*WORK INSTRUCTIONS*
In the lines below, output everything from the first line through the line containing "import plotly.graph_objects as go" exactly as it is. Pictures are not part of the output.

------------

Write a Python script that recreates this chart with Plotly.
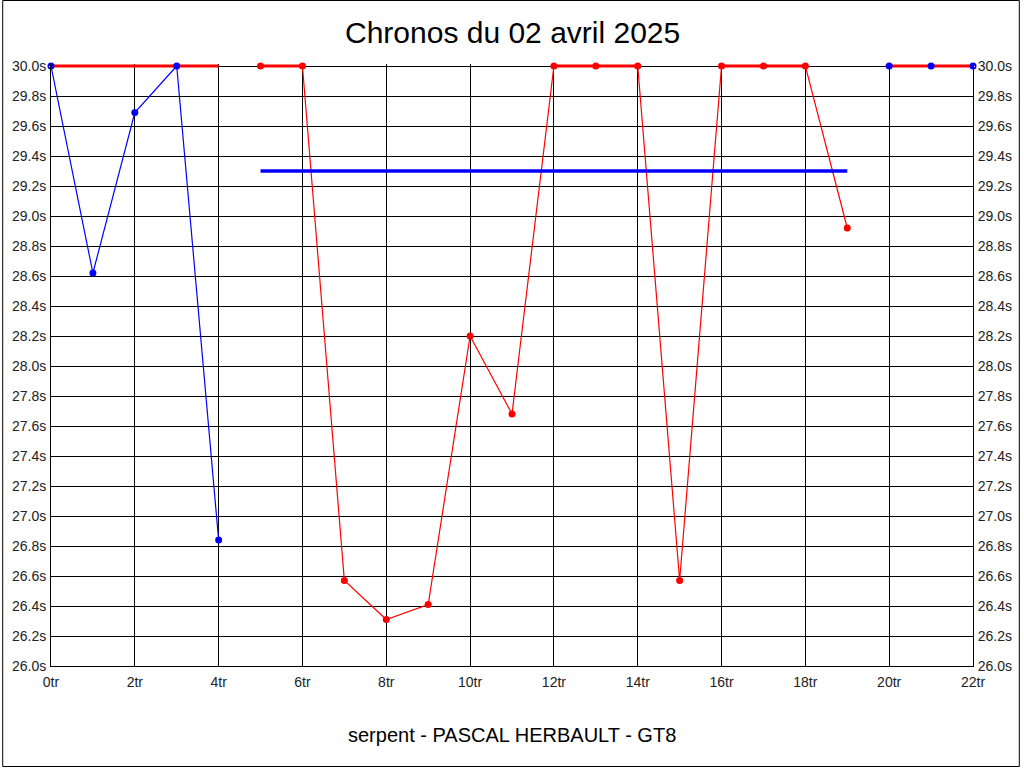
import plotly.graph_objects as go

# ---- data ----
laps = list(range(23))
blue_times = [30.0, 28.62, 29.69, 30.0, 26.84] + [None] * 15 + [30.0, 30.0, 30.0]
red_times = [None] * 5 + [30.0, 30.0, 26.57, 26.31, 26.41, 28.20, 27.68, 30.0, 30.0, 30.0,
                          26.57, 30.0, 30.0, 30.0, 28.92] + [None] * 3
cap_value = 30.0
cap_segments = [(0, 4), (5, 6), (12, 14), (16, 18), (20, 22)]
avg_value = 29.3
avg_from, avg_to = 5, 19
title_text = "Chronos du 02 avril 2025"
subtitle_text = "serpent - PASCAL HERBAULT - GT8"
x_ticks = list(range(0, 23, 2))
x_ticklabels = [f"{v}tr" for v in x_ticks]
y_ticks = [round(26.0 + 0.2 * i, 1) for i in range(21)]
y_ticklabels = [f"{v:.1f}s" for v in y_ticks]

RED = "#ff0000"
BLUE = "#0000ff"
FONT = "Liberation Sans, Arial, sans-serif"

W, H = 1024, 768
ML, MR, MT, MB = 49, 49, 64, 102
plot_w = W - ML - MR
plot_h = H - MT - MB
ymin = 26.0
ymax = ymin + plot_h / 150.0

cap_x, cap_y = [], []
for a, b in cap_segments:
    cap_x += [a, b, None]
    cap_y += [cap_value, cap_value, None]

fig = go.Figure()
# thin connecting lines
fig.add_trace(go.Scatter(x=laps, y=red_times, mode="lines",
                         line=dict(color=RED, width=1.2)))
fig.add_trace(go.Scatter(x=laps, y=blue_times, mode="lines",
                         line=dict(color=BLUE, width=1.2)))
# capped (>= 30s) segments
fig.add_trace(go.Scatter(x=cap_x, y=cap_y, mode="lines",
                         line=dict(color=RED, width=3), hoverinfo="skip"))
# average
fig.add_trace(go.Scatter(x=[avg_from, avg_to], y=[avg_value, avg_value], mode="lines",
                         line=dict(color=BLUE, width=3.5)))
# markers
fig.add_trace(go.Scatter(x=laps, y=red_times, mode="markers",
                         marker=dict(color=RED, size=7), cliponaxis=False))
fig.add_trace(go.Scatter(x=laps, y=blue_times, mode="markers",
                         marker=dict(color=BLUE, size=7), cliponaxis=False))
# invisible trace for right axis
fig.add_trace(go.Scatter(x=[None], y=[None], yaxis="y2", showlegend=False))

tickfont = dict(family=FONT, size=14, color="#222222")
fig.update_layout(
    width=W, height=H,
    margin=dict(l=ML, r=MR, t=MT, b=MB, pad=0),
    paper_bgcolor="white", plot_bgcolor="white",
    showlegend=False,
    xaxis=dict(range=[0, 22], tickvals=x_ticks, ticktext=x_ticklabels,
               showgrid=True, gridcolor="black", gridwidth=1,
               showline=True, linecolor="black", linewidth=1,
               zeroline=False, ticks="outside", ticklen=3, tickcolor="white",
               tickfont=tickfont),
    yaxis=dict(range=[ymin, ymax], tickvals=y_ticks, ticktext=y_ticklabels,
               showgrid=True, gridcolor="black", gridwidth=1,
               showline=True, linecolor="black", linewidth=1,
               zeroline=False, ticks="outside", ticklen=1, tickcolor="white",
               tickfont=tickfont),
    yaxis2=dict(range=[ymin, ymax], tickvals=y_ticks, ticktext=y_ticklabels,
                overlaying="y", side="right", showgrid=False,
                showline=True, linecolor="black", linewidth=1,
                zeroline=False, ticks="outside", ticklen=1, tickcolor="white",
                tickfont=tickfont),
    annotations=[
        dict(text=title_text, xref="paper", yref="paper", x=0.5,
             y=(H - MB - 33) / plot_h, xanchor="center", yanchor="middle",
             showarrow=False, font=dict(family=FONT, size=30, color="black")),
        dict(text=subtitle_text, xref="paper", yref="paper", x=0.5,
             y=(H - MB - 735) / plot_h, xanchor="center", yanchor="middle",
             showarrow=False, font=dict(family=FONT, size=20, color="black")),
    ],
    shapes=[
        dict(type="rect", xref="paper", yref="paper",
             x0=(0.5 - ML) / plot_w, x1=(W - 2.5 - ML) / plot_w,
             y0=(H - MB - (H - 1.5)) / plot_h, y1=(H - MB - 0.5) / plot_h,
             line=dict(color="black", width=1), layer="above"),
    ],
)

fig.write_html("out.html", config={"displayModeBar": False},
               post_script="document.body.style.margin='0';document.body.style.overflow='hidden';")
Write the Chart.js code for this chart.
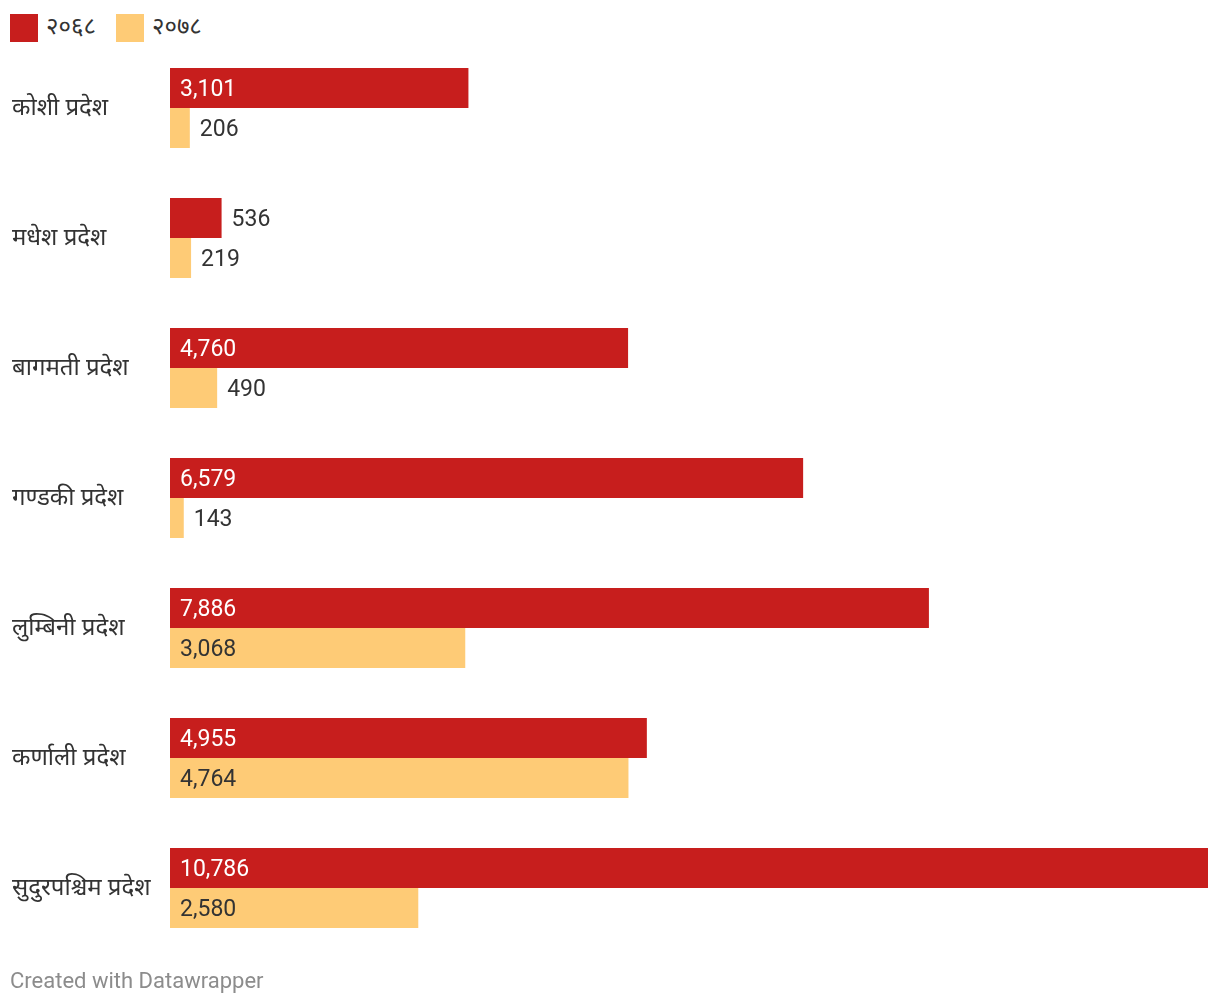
<!DOCTYPE html>
<html>
<head>
<meta charset="utf-8">
<script src="https://cdn.jsdelivr.net/npm/chart.js@4"></script>
<style>
  html, body { margin: 0; padding: 0; background: #fff; }
  body { width: 1220px; height: 1006px; position: relative; overflow: hidden; font-family: Roboto, sans-serif; }
  #legend { position: absolute; left: 10px; top: 14px; height: 28px; display: flex; align-items: center; font-size: 24px; color: #333; font-family: "Noto Sans Devanagari", "Noto Sans", sans-serif; }
  .item { display: flex; align-items: center; margin-right: 20px; }
  .sw { width: 28px; height: 28px; margin-right: 8px; }
  #wrap { position: absolute; left: 0; top: 0; width: 1220px; height: 1006px; }
  #footer { position: absolute; left: 10px; top: 968px; font-size: 22px; color: #8c8c8c; }
</style>
</head>
<body>
<div id="legend"></div>
<div id="wrap"><canvas id="chart"></canvas></div>
<div id="footer">Created with Datawrapper</div>
<script>
// श्रेणी र मानहरू
const provinces = ['कोशी प्रदेश', 'मधेश प्रदेश', 'बागमती प्रदेश', 'गण्डकी प्रदेश', 'लुम्बिनी प्रदेश', 'कर्णाली प्रदेश', 'सुदुरपश्चिम प्रदेश'];
const seriesNames = ['२०६८', '२०७८'];
const values2068 = [3101, 536, 4760, 6579, 7886, 4955, 10786];
const values2078 = [206, 219, 490, 143, 3068, 4764, 2580];
const colors = ['#c71e1d', '#fecb76'];
const labelColors = ['#ffffff', '#333333'];

// legend
const legend = document.getElementById('legend');
seriesNames.forEach((name, i) => {
    const item = document.createElement('div');
    item.className = 'item';
    item.innerHTML = '<div class="sw" style="background:' + colors[i] + '"></div><span>' + name + '</span>';
    legend.appendChild(item);
});

// value labels inside / outside the bars
const valueLabels = {
    id: 'valueLabels',
    afterDatasetsDraw(chart) {
        const ctx = chart.ctx;
        ctx.save();
        ctx.font = '23px Roboto';
        ctx.textBaseline = 'middle';
        ctx.textAlign = 'left';
        chart.data.datasets.forEach((ds, di) => {
            const meta = chart.getDatasetMeta(di);
            meta.data.forEach((bar, i) => {
                const text = ds.data[i].toLocaleString('en-US');
                const w = ctx.measureText(text).width;
                const barW = bar.x - bar.base;
                if (barW > w + 20) {
                    ctx.fillStyle = labelColors[di];
                    ctx.fillText(text, bar.base + 10, bar.y + 2);
                } else {
                    ctx.fillStyle = '#333333';
                    ctx.fillText(text, bar.x + 10, bar.y + 2);
                }
            });
        });
        ctx.restore();
    }
};

const ctx = document.getElementById('chart').getContext('2d');
new Chart(ctx, {
    type: 'bar',
    data: {
        labels: provinces,
        datasets: [
            { label: seriesNames[0], data: values2068, backgroundColor: colors[0] },
            { label: seriesNames[1], data: values2078, backgroundColor: colors[1] }
        ]
    },
    options: {
        indexAxis: 'y',
        responsive: true,
        maintainAspectRatio: false,
        animation: false,
        categoryPercentage: 80 / 130,
        barPercentage: 1,
        layout: { padding: { left: 12, right: 12, top: 43, bottom: 53 } },
        scales: {
            x: { display: false, min: 0, max: 10786 },
            y: {
                grid: { display: false },
                border: { display: false },
                afterFit(scale) { scale.width = 158; },
                ticks: {
                    crossAlign: 'far',
                    labelOffset: 3,
                    color: '#333333',
                    font: { family: '"Noto Sans Devanagari", "Noto Sans", sans-serif', size: 24 }
                }
            }
        },
        plugins: {
            legend: { display: false },
            tooltip: { enabled: false }
        }
    },
    plugins: [valueLabels]
});
</script>
</body>
</html>
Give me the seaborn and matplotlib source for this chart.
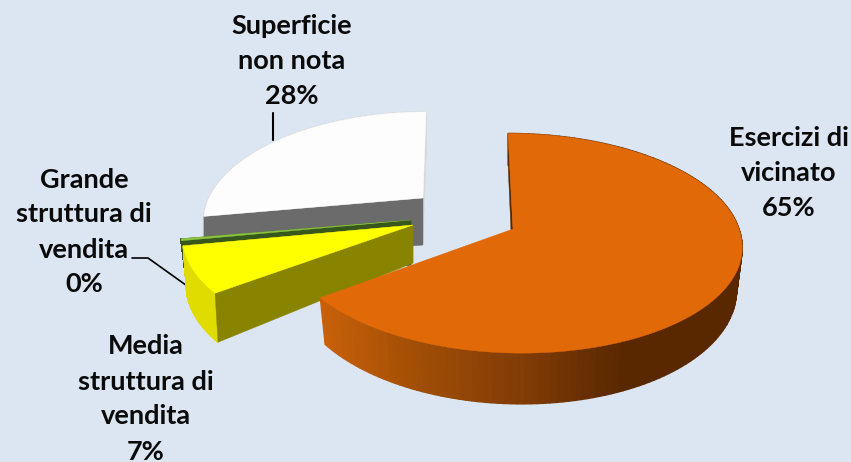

------------

*RESULT FOR THIS EXERCISE*
Write a Python script that recreates this chart with Plotly.
import plotly.graph_objects as go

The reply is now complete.